2025 was supposed to be different from 2024. This was not the case in the US, where a few large groups continued to dominate the market, with the markets performing entirely differently in Europe and China. 2026 is expected to be different from 2025, though with similar dynamics. We continue to expect the outperformance (particularly in the US and China) of large groups that are close to the government, able to gain market share and possess greater resources to invest, particularly in AI. In Europe, the fate of large groups will depend more on the euro and global trade. In any case, Trump’s focus on the performance of the S&P 500 together with the low valuation of European and Chinese markets and the level of savings in Europe and China (as well as tax cuts in the US that benefit the wealthiest investors in US equities), could act as safety nets in the event of a major fall in prices.
A host of surprises could also be in store in 2026:
. Will Donald Trump impose new tariffs if China does not follow his injunctions?

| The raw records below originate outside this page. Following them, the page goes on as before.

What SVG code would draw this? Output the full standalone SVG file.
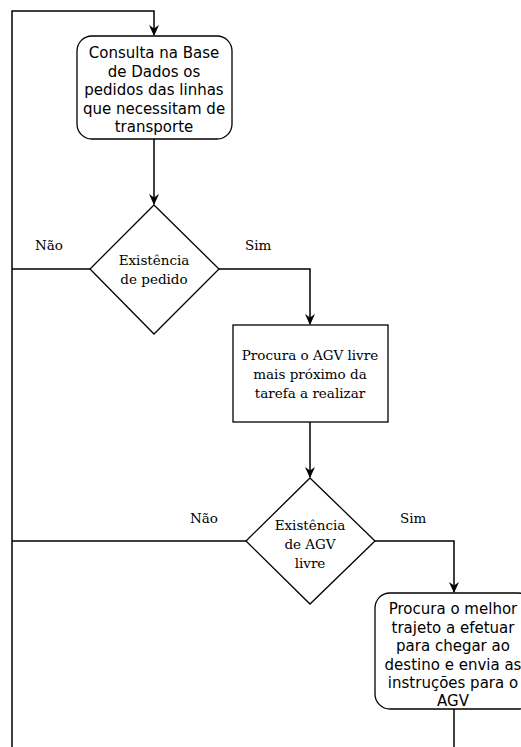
<svg xmlns="http://www.w3.org/2000/svg" width="521" height="747" viewBox="0 0 521 747">
<defs>
<marker id="arr" viewBox="0 0 10 10" refX="9" refY="5" markerWidth="11" markerHeight="10" orient="auto" markerUnits="userSpaceOnUse" preserveAspectRatio="none">
<path d="M0,0 L10,5 L0,10 L3,5 Z" fill="#000"/>
</marker>
<style>
.ln{fill:none;stroke:#000;stroke-width:1.5}
.shp{fill:#fff;stroke:#000;stroke-width:1.3}
.sans{font-family:"DejaVu Sans",Verdana,sans-serif;font-size:15px;fill:#000;text-anchor:middle}
.serif{font-family:Georgia,"DejaVu Serif","Liberation Serif",serif;font-size:13.5px;fill:#000;text-anchor:middle}
.lbl{font-family:Georgia,"DejaVu Serif","Liberation Serif",serif;font-size:13.5px;fill:#000}
</style>
</defs>
<rect width="521" height="747" fill="#fff"/>
<g id="connectors">
<path class="ln" d="M12,747 L12,11 L154,11 L154,35" marker-end="url(#arr)"/>
<path class="ln" d="M154,139 L154,204" marker-end="url(#arr)"/>
<path class="ln" d="M90,269 L12,269"/>
<path class="ln" d="M219,269 L310,269 L310,324" marker-end="url(#arr)"/>
<path class="ln" d="M310,422 L310,477" marker-end="url(#arr)"/>
<path class="ln" d="M246,541 L12,541"/>
<path class="ln" d="M375,541 L454,541 L454,592" marker-end="url(#arr)"/>
<path class="ln" d="M454,709 L454,747"/>
<text class="lbl" x="35" y="250">Não</text>
<text class="lbl" x="245" y="250">Sim</text>
<text class="lbl" x="190" y="523">Não</text>
<text class="lbl" x="400" y="523">Sim</text>
</g>
<g id="n1">
<rect class="shp" x="77" y="36" width="155" height="103" rx="15"/>
<text class="sans" x="154" y="58">Consulta na Base</text>
<text class="sans" x="154" y="76.5">de Dados os</text>
<text class="sans" x="154" y="95">pedidos das linhas</text>
<text class="sans" x="154" y="113.5">que necessitam de</text>
<text class="sans" x="154" y="132">transporte</text>
</g>
<g id="d1">
<polygon class="shp" points="154,205 219,269 154,334 90,269"/>
<text class="serif" x="154" y="265">Existência</text>
<text class="serif" x="154" y="284">de pedido</text>
</g>
<g id="n2">
<rect class="shp" x="233" y="325" width="155" height="97"/>
<text class="serif" x="310" y="360">Procura o AGV livre</text>
<text class="serif" x="310" y="379">mais próximo da</text>
<text class="serif" x="310" y="398">tarefa a realizar</text>
</g>
<g id="d2">
<polygon class="shp" points="310,478 375,541 310,604 246,541"/>
<text class="serif" x="310" y="530">Existência</text>
<text class="serif" x="310" y="549">de AGV</text>
<text class="serif" x="310" y="568">livre</text>
</g>
<g id="n3">
<rect class="shp" x="375" y="593" width="158" height="116" rx="15"/>
<text class="sans" x="453" y="614">Procura o melhor</text>
<text class="sans" x="453" y="632.5">trajeto a efetuar</text>
<text class="sans" x="453" y="651">para chegar ao</text>
<text class="sans" x="453" y="669.5">destino e envia as</text>
<text class="sans" x="453" y="688">instruções para o</text>
<text class="sans" x="453" y="706">AGV</text>
</g>
</svg>
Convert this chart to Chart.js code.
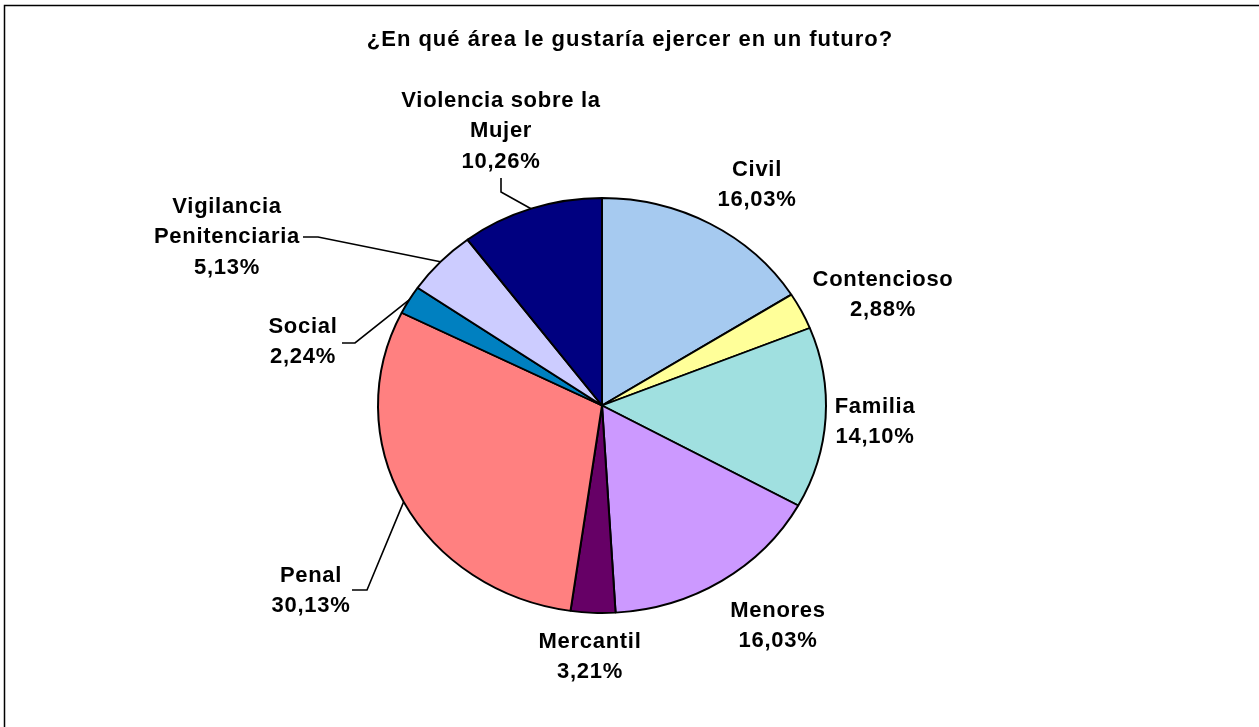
<!DOCTYPE html>
<html>
<head>
<meta charset="utf-8">
<title>¿En qué área le gustaría ejercer en un futuro?</title>
<script src="https://cdn.jsdelivr.net/npm/chart.js@4.4.1/dist/chart.umd.min.js"></script>
<style>
  html, body { margin: 0; padding: 0; background: #fff; }
  canvas { display: block; }
</style>
</head>
<body>
<canvas id="area-pie" width="1259" height="727"></canvas>
<script>
// Data
const chartTitle = '¿En qué área le gustaría ejercer en un futuro?';
const categories = ['Civil', 'Contencioso', 'Familia', 'Menores', 'Mercantil', 'Penal', 'Social',
  'Vigilancia Penitenciaria', 'Violencia sobre la Mujer'];
const percentages = [16.03, 2.88, 14.10, 16.03, 3.21, 30.13, 2.24, 5.13, 10.26];
const sliceColors = ['#A6CAF0', '#FFFF99', '#A0E0E0', '#CC99FF', '#660066', '#FF8080', '#0080C0',
  '#CCCCFF', '#000080'];

// Layout: label centres relative to the pie centre, and leader line bends (relative to label centre)
const labelOffsets = [[155, -220.5], [281, -110.5], [273, 16.5], [176, 220.5], [-12, 251.5],
  [-291, 185.5], [-299, -63.5], [-375, -168.5], [-101, -274.5]];
const leaders = {
  5: [[41, -1], [56, -1]],
  6: [[39, 1], [52, 1]],
  7: [[76, 0], [91, 0]],
  8: [[0, 47], [0, 61]]
};

const FONT = '"Liberation Sans", Arial, sans-serif';
const PIE_RADIUS = 224;
const SQUASH = 207.5 / 224; // the original pie is slightly wider than tall
const LINE_GAP = 30.5;

function formatPct(v) {
  return v.toFixed(2).replace('.', ',') + '%';
}

// Split a category into lines no wider than maxWidth
function wrapLabel(ctx, text, maxWidth) {
  const words = text.split(' ');
  const lines = [];
  let line = '';
  words.forEach(w => {
    const test = line ? line + ' ' + w : w;
    if (line && ctx.measureText(test).width > maxWidth) {
      lines.push(line);
      line = w;
    } else {
      line = test;
    }
  });
  if (line) lines.push(line);
  return lines;
}

// White background, outer frame and title
const frameAndTitle = {
  id: 'frameAndTitle',
  beforeDraw(chart) {
    const ctx = chart.ctx;
    ctx.save();
    ctx.fillStyle = '#fff';
    ctx.fillRect(0, 0, chart.width, chart.height);
    ctx.restore();
  },
  afterDraw(chart) {
    const ctx = chart.ctx;
    ctx.save();
    ctx.strokeStyle = '#000';
    ctx.lineWidth = 1.5;
    ctx.strokeRect(4.5, 5.5, chart.width + 10, chart.height + 10);
    ctx.font = 'bold 22px ' + FONT;
    ctx.letterSpacing = '1px';
    ctx.fillStyle = '#000';
    ctx.textAlign = 'center';
    ctx.textBaseline = 'middle';
    ctx.fillText(chartTitle, 630, 40);
    ctx.restore();
  }
};

// Squash the pie vertically around its centre
const ellipsePie = {
  id: 'ellipsePie',
  beforeDatasetsDraw(chart) {
    const arc = chart.getDatasetMeta(0).data[0];
    const ctx = chart.ctx;
    ctx.save();
    ctx.translate(0, arc.y);
    ctx.scale(1, SQUASH);
    ctx.translate(0, -arc.y);
  },
  afterDatasetsDraw(chart) {
    chart.ctx.restore();
  }
};

// Outside labels with leader lines
const sliceLabels = {
  id: 'sliceLabels',
  afterDatasetsDraw(chart) {
    const ctx = chart.ctx;
    const meta = chart.getDatasetMeta(0);
    ctx.save();
    ctx.font = 'bold 22px ' + FONT;
    ctx.letterSpacing = '0.7px';
    ctx.fillStyle = '#000';
    ctx.strokeStyle = '#000';
    ctx.lineWidth = 1.6;
    ctx.textAlign = 'center';
    ctx.textBaseline = 'middle';
    meta.data.forEach((arc, i) => {
      const cx = arc.x + labelOffsets[i][0];
      const cy = arc.y + labelOffsets[i][1];
      const lines = wrapLabel(ctx, categories[i], 210).concat([formatPct(percentages[i])]);
      const top = cy - (lines.length - 1) * LINE_GAP / 2;
      lines.forEach((t, k) => ctx.fillText(t, cx, top + k * LINE_GAP));

      const lead = leaders[i];
      if (lead) {
        const mid = (arc.startAngle + arc.endAngle) / 2;
        const ex = arc.x + Math.cos(mid) * arc.outerRadius;
        const ey = arc.y + Math.sin(mid) * arc.outerRadius * SQUASH;
        ctx.beginPath();
        ctx.moveTo(cx + lead[0][0], cy + lead[0][1]);
        ctx.lineTo(cx + lead[1][0], cy + lead[1][1]);
        ctx.lineTo(ex, ey);
        ctx.stroke();
      }
    });
    ctx.restore();
  }
};

const ctx = document.getElementById('area-pie').getContext('2d');
const areaChart = new Chart(ctx, {
  type: 'pie',
  data: {
    labels: categories,
    datasets: [{
      data: percentages,
      backgroundColor: sliceColors,
      borderColor: '#000',
      borderWidth: 2
    }]
  },
  options: {
    responsive: false,
    animation: false,
    radius: PIE_RADIUS,
    layout: { padding: { left: 0, right: 55, top: 84, bottom: 0 } },
    plugins: {
      legend: { display: false },
      title: { display: false },
      tooltip: { enabled: false }
    }
  },
  plugins: [frameAndTitle, ellipsePie, sliceLabels]
});
</script>
</body>
</html>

Will he start a conflict to oust Nicolas Maduro from power in Venezuela?
. Will the future Chairman of the US Federal Reserve be taken seriously by the markets?
. Will the surge in investment in AI continue?
. Will there be peace in Ukraine?
. Will Germany release the promised investments in early 2026?
. Will Jordan Bardella become the prime minister or president of France?
This list is far from complete and many ups and downs are to be expected that could generate concerns and volatility but could also stand as opportunities for the well-informed investor.
1 A hyperscaler is an IT service provider that operates data centres on a very large scale to offer cloud computing and data management services. Hyperscalers are dominant cloud operators including Amazon, Google, Microsoft, and Alibaba.